Les violences policières racistes et classistes envers les minorités visibles nous apparaissent comme la marque du rejet de ce qui ne correspond aux idéaux de société des policier·ère·s concerné·e·s. Si les membres des minorités visibles et économiques sont si menacés, les préjugés auxquels ils·elles sont associé·e·s sont sans doute en cause. Perçus comme des êtres violents, dangereux, incontrôlables, etc, leur existence apparaît aux yeux des forces de l’ordre comme une menace directe au bon fonctionnement de la société capitaliste. En ce sens, il nous semble important de souligner que les actes de dissidence – ou vus comme tels – par rapport aux normes morales oppressives maintenues par l’action de l’État sont souvent violemment réprimés par la police qui agit ainsi comme une « police des bonnes moeurs ». La répression violente des manifestations étudiantes, comme lors du Printemps Érable de 2012, et des pratiques perçues comme déviant de l’ordre moral traditionnel comme le cruising (“This is No Longer a Safe Place”, The McGill Daily) exemplifie ce phénomène.

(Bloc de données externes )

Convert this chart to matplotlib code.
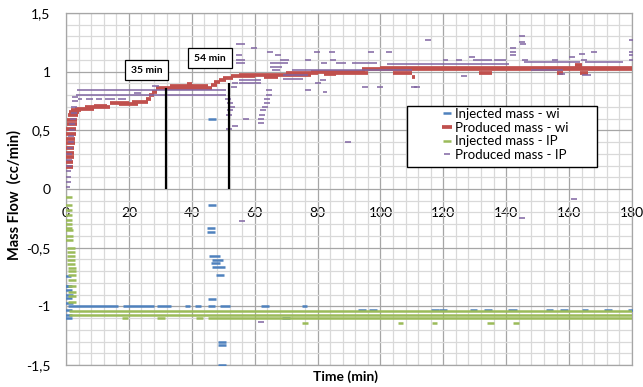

Il est temps de se défaire de l’idéal de la police protectrice et voir d’un œil critique l’usage de la force des corps de police. En tant que journalistes, nous devons nous assurer que justice soit faite autour de la violence que la police exerce, et montrer comment cette violence s’est construite autour de marqueurs sociaux racistes, validistes, classistes… En tant que citoyen·ne·s, nous devons nous battre aux côtés de celles et ceux que cette violence affecte de façon disproportionnée et injuste. Nous devons et avons besoin de chercher d’autres manières de garantir à chacun sa sécurité que l’appel à la police seule afin d’interrompre le cycle de violence.